The Steam China client is still in the works, but that doesn’t mean that Chinese customers don’t have access to the service. Currently, the “international version” of the client—that is, the one that won’t get you in trouble for downloading Disney Winnie The Pooh—has been available for some time, operating free of censorship but also in a bit of a legal grey area. Valve’s partnership with Perfect World to make a tailored client for the market seems to be the Washington-based company hedging their bets against any sort of hard ban on their digital distribution client by the Chinese government.

The initial selection of games will be much smaller than what’s offered on Steam—around 40 titles will be available whenever the heck it actually launches. (Valve time is still very much a thing, it seems.) However, these games will be properly localized in Mandarin Chinese, will comply with local laws on content restrictions, and will be available through high-speed servers that the rest of us are able to enjoy in our respective home countries.

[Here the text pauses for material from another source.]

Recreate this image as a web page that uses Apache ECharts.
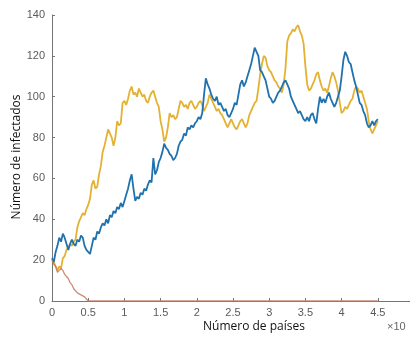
<!DOCTYPE html>
<html>
<head>
<meta charset="utf-8">
<script src="https://cdn.jsdelivr.net/npm/echarts@6/dist/echarts.min.js"></script>
<style>
  html, body { margin: 0; padding: 0; background: #fff; }
  #chart { width: 410px; height: 339px; }
</style>
</head>
<body>
<div id="chart"></div>
<script>
// Sample spacing of the two simulated runs (x in units of 10^4)
const step = 0.025;

// Run 1 (blue): infected count per sample, x = 0 .. 4.5
const blueValues = [
  21, 19, 24, 27, 31, 29, 33, 31, 28, 25,
  28, 30, 28, 27, 30, 29, 32, 31, 27, 25,
  24, 23, 27, 31, 30, 34, 33, 36, 38, 37,
  40, 38, 42, 41, 44, 43, 46, 45, 48, 46,
  49, 52, 55, 59, 62, 55, 49, 51, 50, 53,
  52, 55, 54, 57, 59, 58, 70, 62, 64, 68,
  70, 73, 77, 75, 74, 72, 71, 69, 70, 72,
  76, 78, 79, 82, 81, 85, 84, 86, 85, 87,
  88, 90, 89, 92, 101, 109, 106, 104, 101, 99,
  98, 100, 96, 97, 95, 93, 94, 91, 90, 92,
  94, 97, 96, 101, 106, 108, 105, 107, 110, 113,
  116, 120, 124, 122, 120, 113, 112, 110, 108, 104,
  100, 99, 97, 98, 100, 102, 103, 105, 107, 108,
  106, 104, 100, 98, 96, 94, 92, 93, 91, 89,
  88, 90, 88, 91, 92, 89, 87, 94, 100, 97,
  99, 97, 100, 102, 99, 97, 95, 97, 100, 103,
  110, 118, 122, 120, 117, 116, 112, 108, 105, 101,
  97, 96, 93, 91, 87, 85, 86, 88, 86, 88,
  89
];

// Run 2 (yellow): infected count per sample, x = 0 .. 4.5
const yellowValues = [
  20, 19, 17, 15, 17, 16, 21, 22, 25, 26,
  28, 27, 29, 30, 36, 39, 41, 43, 42, 45,
  47, 50, 57, 59, 55, 56, 62, 66, 73, 76,
  80, 84, 82, 80, 76, 80, 88, 86, 87, 97,
  98, 96, 99, 103, 105, 101, 102, 100, 104, 102,
  100, 101, 98, 97, 100, 102, 103, 100, 97, 95,
  88, 84, 78, 80, 85, 92, 90, 91, 89, 90,
  94, 98, 97, 95, 96, 94, 97, 98, 96, 94,
  95, 97, 98, 96, 93, 95, 97, 101, 99, 97,
  95, 93, 94, 92, 91, 89, 87, 85, 87, 89,
  87, 85, 84, 86, 88, 89, 87, 85, 87, 91,
  93, 95, 97, 98, 104, 111, 116, 120, 119, 115,
  113, 112, 110, 108, 107, 105, 104, 102, 106, 114,
  127, 130, 131, 133, 132, 134, 135, 132, 130, 126,
  115, 106, 103, 104, 106, 108, 111, 112, 108, 105,
  103, 104, 102, 105, 109, 112, 110, 107, 103, 97,
  92, 93, 95, 94, 96, 98, 99, 103, 105, 104,
  102, 103, 100, 97, 94, 88, 84, 82, 84, 86,
  88
];

// Run 3 (red): dies out by x = 0.5, then stays at zero
const redX = [0, 0.025, 0.05, 0.075, 0.1, 0.125, 0.15, 0.175, 0.2, 0.225,
              0.25, 0.275, 0.3, 0.325, 0.35, 0.375, 0.4, 0.425, 0.45, 0.475,
              0.5, 4.5];
const redY = [20, 18, 17, 14, 15, 16, 15, 13, 12, 11,
              9, 8, 6, 5, 4, 4, 3, 3, 2, 1,
              0, 0];

const xTicks = [0, 0.5, 1, 1.5, 2, 2.5, 3, 3.5, 4, 4.5, 5];
const yTicks = [0, 20, 40, 60, 80, 100, 120, 140];

const xLabel = 'Número de países';
const yLabel = 'Número de infectados';
const xScaleNote = '×10';

function pairs(values) {
  return values.map((v, i) => [+(i * step).toFixed(3), v]);
}
const redPairs = redX.map((x, i) => [x, redY[i]]);

const axisGray = '#767676';
const labelGray = '#5a5a5a';

const chart = echarts.init(document.getElementById('chart'), null, { renderer: 'canvas' });
chart.setOption({
  animation: false,
  backgroundColor: '#ffffff',
  grid: { left: 52, right: -4, top: 15, bottom: 38, containLabel: false, outerBoundsMode: 'none' },
  xAxis: {
    type: 'value',
    min: xTicks[0],
    max: xTicks[xTicks.length - 1],
    interval: 0.5,
    axisLine: { show: true, lineStyle: { color: axisGray, width: 1 } },
    axisTick: { show: true, inside: true, length: 3, lineStyle: { color: axisGray } },
    axisLabel: {
      color: labelGray, fontFamily: 'Liberation Sans', fontSize: 11, margin: 6,
      formatter: v => String(v)
    },
    splitLine: { show: false }
  },
  yAxis: {
    type: 'value',
    min: yTicks[0],
    max: yTicks[yTicks.length - 1],
    interval: 20,
    axisLine: { show: true, lineStyle: { color: axisGray, width: 1 } },
    axisTick: { show: true, inside: true, length: 3, lineStyle: { color: axisGray } },
    axisLabel: { color: labelGray, fontFamily: 'Liberation Sans', fontSize: 11, margin: 7 },
    splitLine: { show: false }
  },
  graphic: [
    {
      type: 'text', left: 203, top: 321,
      style: { text: xLabel, fill: '#111', font: '12px "Open Sans"' }
    },
    {
      type: 'text', x: 11, y: 157, rotation: Math.PI / 2,
      style: { text: yLabel, fill: '#111', font: '12px "Open Sans"', align: 'center', verticalAlign: 'top' }
    },
    {
      type: 'text', left: 387, top: 321,
      style: { text: xScaleNote, fill: '#666', font: '11px "Liberation Sans"' }
    }
  ],
  series: [
    {
      type: 'line', data: pairs(blueValues), showSymbol: false,
      lineStyle: { color: '#1f72ad', width: 1.8 }, z: 3
    },
    {
      type: 'line', data: pairs(yellowValues), showSymbol: false,
      lineStyle: { color: '#e4b232', width: 1.8 }, z: 2
    },
    {
      type: 'line', data: redPairs, showSymbol: false,
      lineStyle: { color: '#c27a5e', width: 1.3, opacity: 0.85 }, z: 4
    }
  ]
});
</script>
</body>
</html>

That’s not to say that the Steam China client will supplant the international version in that country. Mr. Powers said “Nothing’ll change about Steam global” twice in response to questions about the international version of Valve’s digital distribution service, but he also conceded that it may be possible that something happens to it down the line in China.

“There’s always externalities you can’t control,” DJ Powers concluded. “But the direction we’re headed is that Steam global remains as it is today.”